Lulus Verifikasi Dewan Pers No.126/DP-Terverifikasi/K/X/2017

ICW Nilai Pelemahan UU Tipikor Dalam Revisinya
Oleh : Andri Arianto
Senin | 28-03-2011 | 10:00 WIB

Jakarta, batamtoday - Koordinator Bidang Hukum dan Monitoring Peradilan Indonesia Corruption Watch (ICW), Febridiansyah, menyayangkan pelemahan dalam revisi UU Tipikor. Satu dari sembilan poin temuan ICW yang memprihatinkan adalah pelaku korupsi di bawah Rp 25 juta terancam bebas dari jerat hukum alias tidak diproses.

”Yang sangat janggal dan paradoks menurut kami untuk kasus korupsi dengan kerugian negara di bawah Rp 25 juta bisa dihentikan penuntutannya. Artinya orangnya tidak bisa dipidana," ujar Febri dalam jumpa pers di kantor ICW, Minggu 27 Maret 2011.

Hal tersebut, lanjut Febri, berlaku apabila pelaku mengembalikan uang hasil korupsinya sehingga tidak dikenakan sanksi pidana.

Dia menambahkan, sejatinya pemerintah tidak melihat berapa nominal uang yang dikorup namun terletak pada niat jahat pelaku korupsi yang sudah merugikan uang negara.

”Sepintas ini masuk akal, tapi bagaimana kalau korupsi itu
disembunyikan? Bagaimana pula kalau korupsi itu terjadi di pedesaan yang uang Rp 25 juta itu bernilai cukup besar dan misalnya untuk beli pupuk, beras, jaminan kesehatan dan sebagainya,” bebernya.

Hukuman Minimal

Sejumlah pasal di RUU Tipikor tersebut justru lebih lemah dan kompromistis dibandingkan UU 31/199 dan UU 20/2001 tentang Tipikor yang ada dan berlaku saat ini.

"Sehingga wajar jika langkah pemerintah ini dikatakan berseberangan dengan upaya agenda pemberantasan korupsi. Bahkan, maraknya upaya kriminalisasi dan minimnya realisasi atas janji-janji pemberantasan korupsi membuat publik ragu terhadap niat pemerintah tersebut," katanya.

Febri menyebutkan ada sembilan pelemahan pemberantasan Korupsi di RUU Tipikor tersebut, diantaranya yaitu menghilangkan ancaman hukuman mati yang sebelumnya diatur di Pasal 2 ayat (2) UU No. 31/1999.

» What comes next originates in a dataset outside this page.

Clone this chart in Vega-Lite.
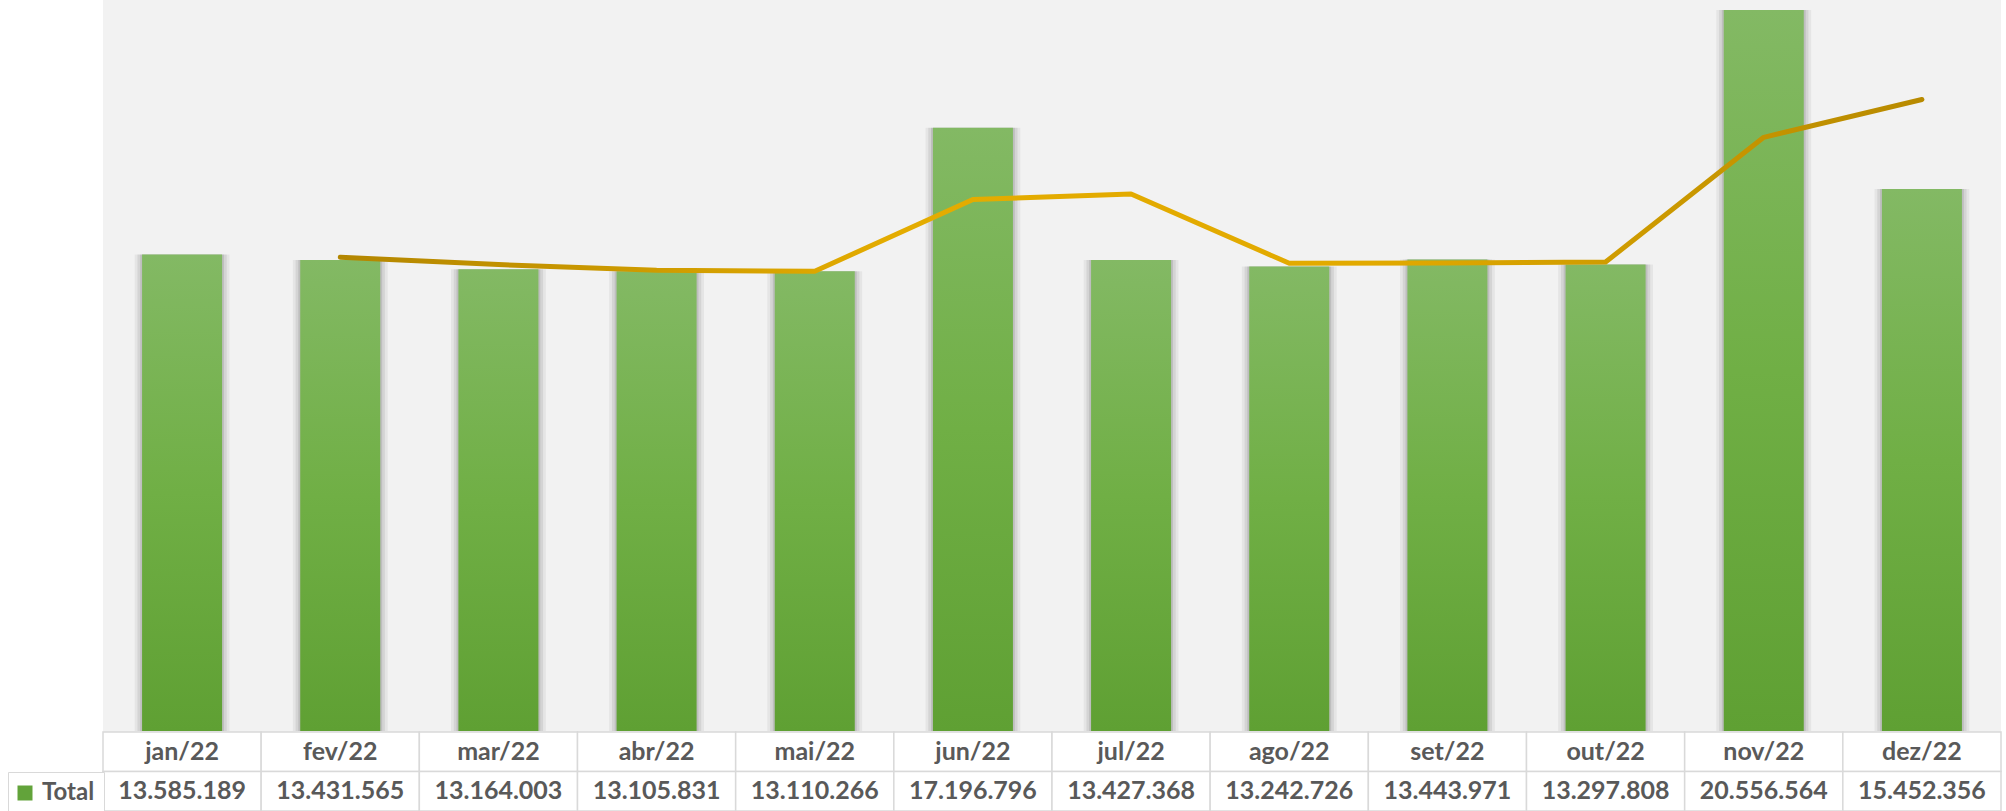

"Hilangnya pasal 2 yang paling banyak digunakan aparat penegak hukum dalam menjerat 42 tersangka korupsi dengan pasal tentang kerugian keuangan negara," kata Febry.

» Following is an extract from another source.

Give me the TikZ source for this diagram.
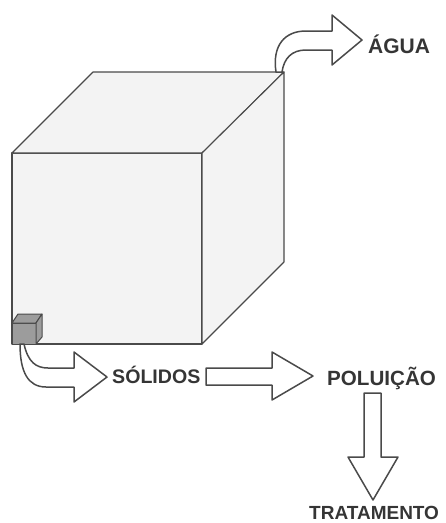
\documentclass[tikz,border=0pt]{standalone}
\usepackage{fontspec}
\setmainfont{Liberation Sans}
\definecolor{linegray}{HTML}{4A4A4A}
\definecolor{txtgray}{HTML}{353535}
\definecolor{facegray}{HTML}{F3F3F3}
\definecolor{smallgray}{HTML}{9C9C9C}
\begin{document}
\begin{tikzpicture}[x=1pt,y=-1pt,line join=round]
\tikzset{
  edge/.style={draw=linegray,line width=1.1pt},
  face/.style={edge,fill=facegray},
  smallface/.style={draw=linegray,line width=1pt,fill=smallgray},
  hollow/.style={draw=linegray,line width=1.5pt,fill=white},
  lbl/.style={text=txtgray,inner sep=0pt,anchor=base west}
}
\useasboundingbox (0,0) rectangle (446,523);
% big cube
\draw[face] (12,153) -- (202,153) -- (202,344) -- (12,344) -- cycle;
\draw[face] (12,153) -- (93,72) -- (284,72) -- (202,153) -- cycle;
\draw[face] (202,153) -- (284,72) -- (284,262) -- (202,344) -- cycle;
% small cube
\draw[smallface] (12,323) -- (36,323) -- (36,344) -- (12,344) -- cycle;
\draw[smallface] (12,323) -- (18,314) -- (42,314) -- (36,323) -- cycle;
\draw[smallface] (36,323) -- (42,314) -- (42,337) -- (36,344) -- cycle;
% labels
\node[lbl,font=\bfseries\fontsize{21}{24}\selectfont] (agua) at (368,53) {ÁGUA};
\node[lbl,font=\bfseries\fontsize{19.6}{24}\selectfont] (solidos) at (112,383) {SÓLIDOS};
\node[lbl,font=\bfseries\fontsize{20.6}{24}\selectfont] (poluicao) at (327,385) {POLUIÇÃO};
\node[lbl,font=\bfseries\fontsize{19}{24}\selectfont] (trat) at (309,519.5) {TRATAMENTO};
% top curved arrow (water)
\draw[hollow] (276,72) .. controls (272,45) and (285,31) .. (306,31) -- (332,31) -- (332,15) -- (362,40) -- (332,65) -- (332,50) -- (306,50) .. controls (292,50) and (284,58) .. (282,72) -- cycle;
% bottom curved arrow (solids)
\draw[hollow] (24,344) .. controls (28,362) and (36,368) .. (48,368) -- (74,368) -- (74,352) -- (107,377) -- (74,402) -- (74,387) -- (46,387) .. controls (28,387) and (20,372) .. (20,344) -- cycle;
% straight arrow
\draw[hollow] (206,368) -- (272,368) -- (272,352) -- (313,376) -- (272,400) -- (272,385) -- (206,385) -- cycle;
% down arrow
\draw[hollow] (364,393) -- (381,393) -- (381,457) -- (398,457) -- (373,500) -- (348,457) -- (364,457) -- cycle;
\end{tikzpicture}
\end{document}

Menurt Febri, hal ini ada miss interpretasi dari penyusunan RUU yang mengatakan bahwa UNCAC tidak lagi menganut prinsip tentang kerugian keuangan negara. Sehingga RUU Tipikor tidak perlu mengatur soal penyelamatan kerugian negara tersebut. Hal ini akan merugikan pemberantasan korupsi di Indonesia sebagian besar masih menekankan pada
perampokan aset negara atau keuangan negara.

"Tidak bisa dibayangkan jika penyelamatan keuangan negara tidak lagi menjadi salah satu prioritas dalam pemberantasan korupsi ke depan," kata Febri lagi.

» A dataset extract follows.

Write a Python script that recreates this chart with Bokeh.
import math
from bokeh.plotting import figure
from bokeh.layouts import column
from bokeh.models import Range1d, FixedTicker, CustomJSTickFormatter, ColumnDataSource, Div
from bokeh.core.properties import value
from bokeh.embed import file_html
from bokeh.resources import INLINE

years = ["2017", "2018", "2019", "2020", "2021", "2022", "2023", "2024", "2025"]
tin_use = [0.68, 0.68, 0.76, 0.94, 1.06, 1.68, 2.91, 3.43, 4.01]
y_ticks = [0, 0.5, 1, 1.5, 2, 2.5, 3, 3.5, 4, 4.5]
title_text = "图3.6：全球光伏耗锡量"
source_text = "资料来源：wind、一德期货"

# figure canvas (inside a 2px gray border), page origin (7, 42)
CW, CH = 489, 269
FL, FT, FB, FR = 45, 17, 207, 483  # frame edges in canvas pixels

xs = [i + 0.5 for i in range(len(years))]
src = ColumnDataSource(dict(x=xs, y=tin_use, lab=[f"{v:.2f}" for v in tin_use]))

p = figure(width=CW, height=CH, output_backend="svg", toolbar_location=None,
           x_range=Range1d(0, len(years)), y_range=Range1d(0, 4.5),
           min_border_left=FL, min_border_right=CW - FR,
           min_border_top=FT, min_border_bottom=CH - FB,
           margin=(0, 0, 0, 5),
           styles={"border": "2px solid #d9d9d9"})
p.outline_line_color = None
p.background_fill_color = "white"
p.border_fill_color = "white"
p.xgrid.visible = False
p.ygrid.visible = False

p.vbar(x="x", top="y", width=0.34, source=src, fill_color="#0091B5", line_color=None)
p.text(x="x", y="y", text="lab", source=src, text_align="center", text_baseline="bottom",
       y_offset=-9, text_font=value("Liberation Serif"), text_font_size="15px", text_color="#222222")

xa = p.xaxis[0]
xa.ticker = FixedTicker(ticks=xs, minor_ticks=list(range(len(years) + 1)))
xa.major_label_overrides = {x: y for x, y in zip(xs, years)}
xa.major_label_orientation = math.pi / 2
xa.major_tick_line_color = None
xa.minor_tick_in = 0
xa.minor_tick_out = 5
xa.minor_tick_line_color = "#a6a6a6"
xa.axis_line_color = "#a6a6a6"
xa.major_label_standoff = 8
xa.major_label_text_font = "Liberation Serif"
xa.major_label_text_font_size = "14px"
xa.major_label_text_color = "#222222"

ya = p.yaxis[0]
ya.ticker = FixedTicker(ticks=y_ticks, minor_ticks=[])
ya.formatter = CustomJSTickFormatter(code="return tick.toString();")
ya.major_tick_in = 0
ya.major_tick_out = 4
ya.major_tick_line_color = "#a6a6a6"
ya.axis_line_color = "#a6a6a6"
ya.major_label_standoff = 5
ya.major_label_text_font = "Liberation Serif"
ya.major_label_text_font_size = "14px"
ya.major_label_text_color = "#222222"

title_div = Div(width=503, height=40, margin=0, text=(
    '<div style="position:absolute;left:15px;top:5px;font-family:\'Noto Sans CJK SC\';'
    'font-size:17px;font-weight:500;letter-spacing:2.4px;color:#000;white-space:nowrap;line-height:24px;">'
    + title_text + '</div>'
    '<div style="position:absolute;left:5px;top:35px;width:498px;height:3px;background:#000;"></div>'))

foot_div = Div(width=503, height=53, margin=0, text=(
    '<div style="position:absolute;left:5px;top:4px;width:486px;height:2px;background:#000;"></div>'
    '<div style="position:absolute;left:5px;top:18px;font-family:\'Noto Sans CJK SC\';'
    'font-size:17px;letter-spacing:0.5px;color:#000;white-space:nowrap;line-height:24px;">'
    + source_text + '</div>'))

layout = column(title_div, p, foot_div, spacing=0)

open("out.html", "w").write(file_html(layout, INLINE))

Febri mengatakan dalam tataran lebih ekstrim sebenarnya penghilangan pasal ini bisa membuat kasus-kasus besar seperti Bank Century sulit diproses dengan UU pemberantasan korupsi.

Disebutkan juga RUU tersebut menghilangkan ancaman hukuman minimal di sejumlah pasal. Padahal ketentuan tentang ancaman hukuman minimal ini adalah salah satu ciri dari sifat extraordinary korupsi di Indonesia.

ICW menemukan 7 pasal di RUU Tipikor yang tidak mencantum ancaman hukuman minimal seperti penggelapan dana bencana alam, pengadaan barang dan jasa tanpa tender, konflik kepentingan, pemberi gratifikasi dan pelaporan yang tidak benar tentang harta kekayaan.